Ma cosa prevede la legge dopo un’interruzione di gravidanza, che sia terapeutica, volontaria o spontanea? L’articolo 7 del regolamento di polizia mortuaria del 1990 distingue in base all’epoca gestazionale. Per i nati morti oltre la 28esima settimana è prevista la sepoltura obbligatoria. Tra la 20esima e la 28esima settimana la sepoltura è possibile e va richiesta l’autorizzazione all’Asl. Sotto la 20esima settimana, i «prodotti del concepimento» vengono trattati come «rifiuti ospedalieri», ma possono essere sepolti su richiesta delle famiglie. In tutti i casi, i genitori hanno 24 ore di tempo per fare richiesta di sepoltura. Peccato che molti non lo sappiano e negli ospedali accade spesso che le donne non vengano adeguatamente informate. Trascorse le 24 ore, la responsabilità ricade sulle strutture ospedaliere, che affidano le sepolture alle Asl. Ma è qui che entrano in gioco le associazioni cattoliche pro-vita, con cui ospedali e Asl hanno siglato delle convenzioni. Sono loro a prelevare i feti, organizzare funerali – sempre con rito cattolico – e far incidere il nome delle madri sulle lapidi, spesso senza il loro consenso. Ma è tutto perfettamente legale? La risposta, assurda, è sì.
In Italia esistono oltre cinquanta cimiteri dei feti. Il primo è stato istituito a Novara nel 2000, seguito da Busto Arsizio; da lì sono stati creati una serie di registri dei “bambini mai nati” e di “giardini degli angeli”: a Cagliari, Udine, Trieste, Pescara, Verona, Bari, Marsala. Secondo una mappatura della testata The Vision, in molti comuni i feti vengono sepolti anche senza autorizzazione dei genitori. L’associazione più attiva è Difendere la Vita con Maria, con oltre 200mila sepolture.
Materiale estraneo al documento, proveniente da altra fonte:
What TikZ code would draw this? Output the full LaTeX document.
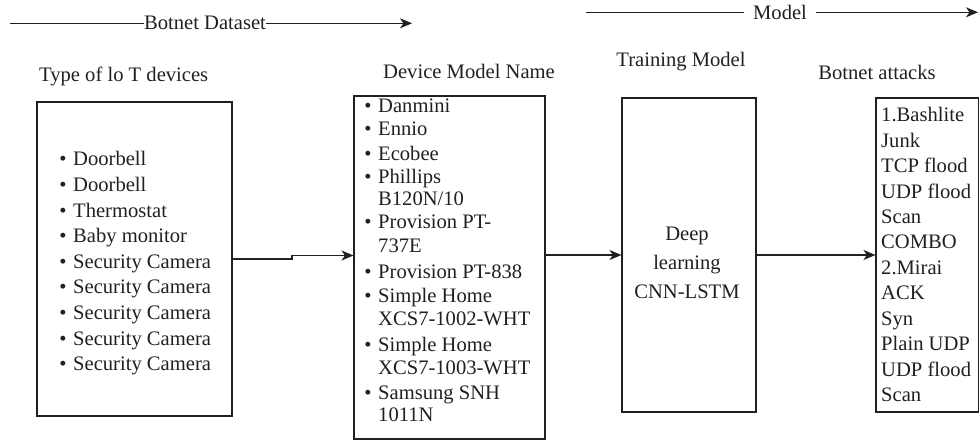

Ogni anno si contano circa 500-600 sepolture di feti. Il problema però non è l’esistenza o no dei cimiteri. Il problema è la libertà di credere o no, di seppellire o no, di scegliere se considerare un feto un figlio oppure no, se cremarlo, donarlo alla scienza. Ed è così che questioni intime e personali diventano, letteralmente, un affare di Stato. O, peggio ancora, un affare di Chiesa. Eppure, proprio i religiosi dovrebbero ricordarlo: “In principio era il verbo”, il logos, la parola che illumina e chiarisce. Qui, invece, vince il non detto. E tutto ciò che è omertoso, opaco, silenziato.